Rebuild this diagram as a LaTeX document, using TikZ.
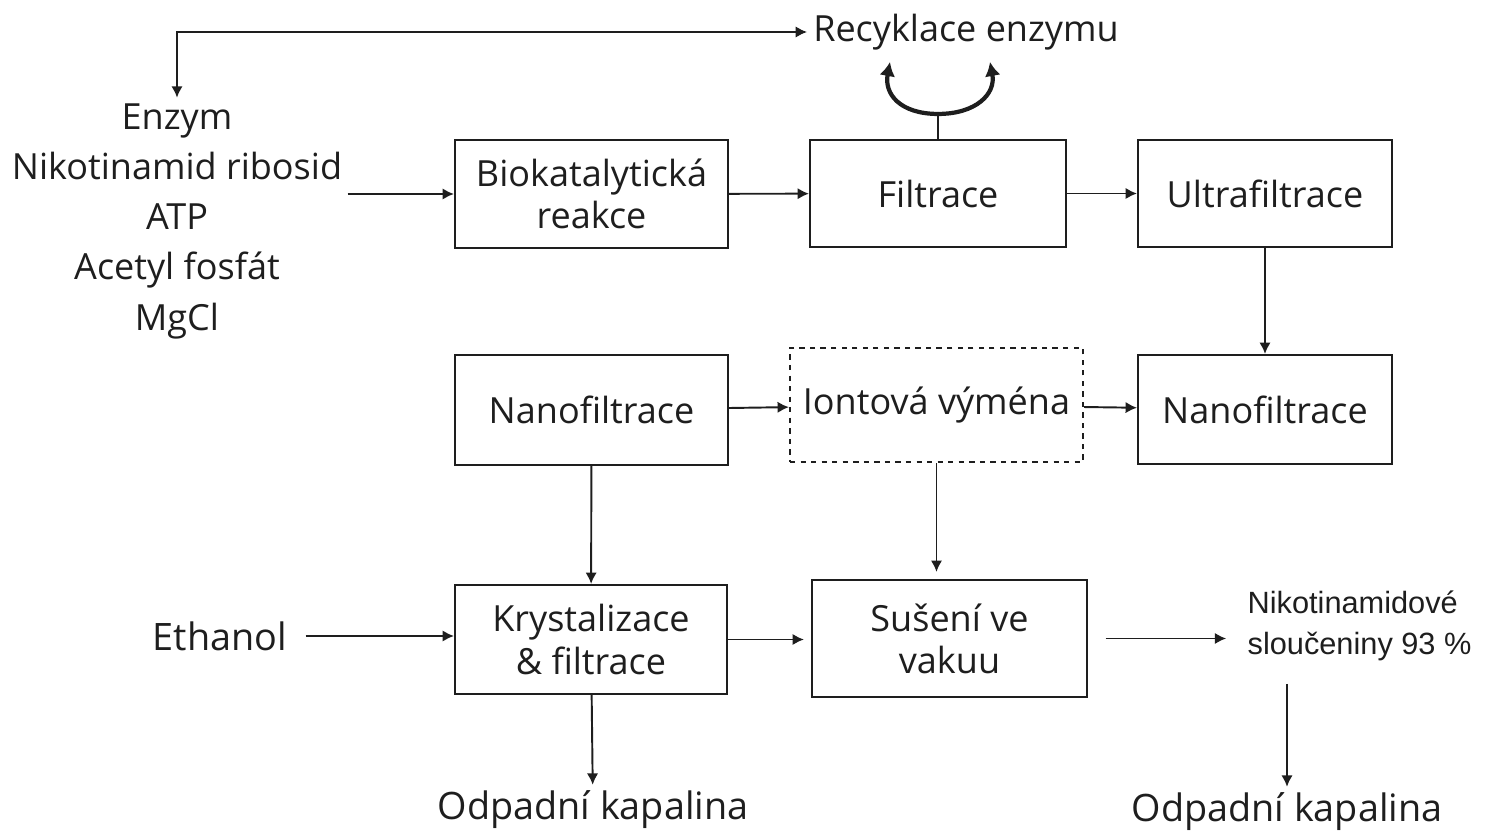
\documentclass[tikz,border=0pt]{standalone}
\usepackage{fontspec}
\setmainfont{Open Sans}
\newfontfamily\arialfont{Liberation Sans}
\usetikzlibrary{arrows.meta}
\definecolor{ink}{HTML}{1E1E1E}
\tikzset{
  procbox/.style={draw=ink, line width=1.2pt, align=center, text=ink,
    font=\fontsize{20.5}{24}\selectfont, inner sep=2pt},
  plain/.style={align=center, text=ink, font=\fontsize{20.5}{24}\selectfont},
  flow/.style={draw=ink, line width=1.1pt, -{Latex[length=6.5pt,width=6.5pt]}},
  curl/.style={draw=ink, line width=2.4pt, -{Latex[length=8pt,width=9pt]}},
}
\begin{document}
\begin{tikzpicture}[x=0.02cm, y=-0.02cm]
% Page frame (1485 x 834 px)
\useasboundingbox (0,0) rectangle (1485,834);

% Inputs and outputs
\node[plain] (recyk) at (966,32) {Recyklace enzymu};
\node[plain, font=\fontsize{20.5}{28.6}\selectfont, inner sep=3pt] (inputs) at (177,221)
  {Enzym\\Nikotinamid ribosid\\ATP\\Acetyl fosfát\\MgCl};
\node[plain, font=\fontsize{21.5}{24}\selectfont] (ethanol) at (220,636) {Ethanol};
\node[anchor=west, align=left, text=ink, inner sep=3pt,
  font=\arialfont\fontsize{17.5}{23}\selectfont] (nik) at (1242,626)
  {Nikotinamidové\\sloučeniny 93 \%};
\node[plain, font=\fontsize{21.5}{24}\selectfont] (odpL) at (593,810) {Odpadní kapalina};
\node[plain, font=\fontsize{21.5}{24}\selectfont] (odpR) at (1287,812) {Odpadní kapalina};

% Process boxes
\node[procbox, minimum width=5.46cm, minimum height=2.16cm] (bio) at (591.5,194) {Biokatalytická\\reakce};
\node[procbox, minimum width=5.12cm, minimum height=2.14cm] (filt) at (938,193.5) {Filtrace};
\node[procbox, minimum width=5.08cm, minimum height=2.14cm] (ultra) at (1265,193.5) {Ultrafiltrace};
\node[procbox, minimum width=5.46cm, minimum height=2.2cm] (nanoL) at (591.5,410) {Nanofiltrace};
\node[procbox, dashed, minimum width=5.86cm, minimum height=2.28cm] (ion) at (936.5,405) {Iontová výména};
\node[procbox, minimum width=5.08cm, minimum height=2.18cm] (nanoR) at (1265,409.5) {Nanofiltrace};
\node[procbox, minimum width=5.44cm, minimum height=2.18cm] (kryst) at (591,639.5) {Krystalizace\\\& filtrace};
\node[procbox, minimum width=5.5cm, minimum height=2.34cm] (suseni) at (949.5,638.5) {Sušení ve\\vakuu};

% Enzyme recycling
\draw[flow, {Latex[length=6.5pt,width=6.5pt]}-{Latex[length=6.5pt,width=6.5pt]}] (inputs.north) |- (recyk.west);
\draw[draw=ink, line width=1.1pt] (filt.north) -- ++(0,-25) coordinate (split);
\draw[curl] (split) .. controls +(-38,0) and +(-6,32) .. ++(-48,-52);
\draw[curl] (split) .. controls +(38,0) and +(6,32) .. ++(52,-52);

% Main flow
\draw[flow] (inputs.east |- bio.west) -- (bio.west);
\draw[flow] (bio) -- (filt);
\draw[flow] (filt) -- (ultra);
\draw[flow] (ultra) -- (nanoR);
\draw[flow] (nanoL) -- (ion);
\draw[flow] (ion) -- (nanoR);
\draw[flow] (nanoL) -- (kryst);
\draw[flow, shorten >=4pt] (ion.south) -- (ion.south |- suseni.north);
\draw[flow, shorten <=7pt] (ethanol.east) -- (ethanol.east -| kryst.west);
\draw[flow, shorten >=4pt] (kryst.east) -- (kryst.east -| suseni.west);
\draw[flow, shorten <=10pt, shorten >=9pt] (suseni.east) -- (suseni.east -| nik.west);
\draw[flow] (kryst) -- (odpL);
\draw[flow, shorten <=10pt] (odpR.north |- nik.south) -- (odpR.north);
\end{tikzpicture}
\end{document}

▶ _Stated exercise_:
Leave out the pictures and restate, word for word, the lines from the top of the data through the line containing "(0,0) rectangle (1485,834);", both included.

▶ _Expected output_:
Rebuild this diagram as a LaTeX document, using TikZ.
\documentclass[tikz,border=0pt]{standalone}
\usepackage{fontspec}
\setmainfont{Open Sans}
\newfontfamily\arialfont{Liberation Sans}
\usetikzlibrary{arrows.meta}
\definecolor{ink}{HTML}{1E1E1E}
\tikzset{
  procbox/.style={draw=ink, line width=1.2pt, align=center, text=ink,
    font=\fontsize{20.5}{24}\selectfont, inner sep=2pt},
  plain/.style={align=center, text=ink, font=\fontsize{20.5}{24}\selectfont},
  flow/.style={draw=ink, line width=1.1pt, -{Latex[length=6.5pt,width=6.5pt]}},
  curl/.style={draw=ink, line width=2.4pt, -{Latex[length=8pt,width=9pt]}},
}
\begin{document}
\begin{tikzpicture}[x=0.02cm, y=-0.02cm]
% Page frame (1485 x 834 px)
\useasboundingbox (0,0) rectangle (1485,834);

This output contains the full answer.